March 6 (Bloomberg) -- Elliott Management Corp. said it’s not trying to liquidate Hess Corp. and the New York-based oil company is using “scare tactics” to convince shareholders to support its proposed slate of directors.
John Hess, the company’s chairman and chief executive officer, wrote in a letter to Relational Investors LLC yesterday that Elliott Management was trying to liquidate Hess, a statement the New York hedge fund disputed in an e-mail today.
Hess has proposed a slate of six new board members and said it would exit its gasoline station and energy-trading businesses as it becomes an oil exploration and production company. Paul Singer’s Elliott Management, which owns a 4 percent state in Hess, has proposed its own slate of directors and called the company’s plans “incomplete.”

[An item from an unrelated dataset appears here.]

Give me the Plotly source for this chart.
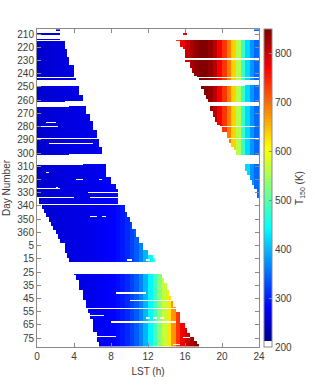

“Elliott has never suggested liquidating the company and it is disappointing John Hess has resorted to scare tactics,” the fund said in a statement today. Jon Pepper, a Hess spokesman, confirmed the Relational letter in an e-mail.
Relational Investors, which holds 2.7 percent of Hess, said it wants the company to avoid a proxy fight with Elliott. Hess should join its nominees with the Elliott slate to form a new board, David Batchelder, principal of Relational, said in a telephone interview today.
“We’ve been urging John and the board at Hess, for some time now to reach out to Elliott and begin to negotiate a resolution,” Batchelder said. “We urged the board not to get defensive.”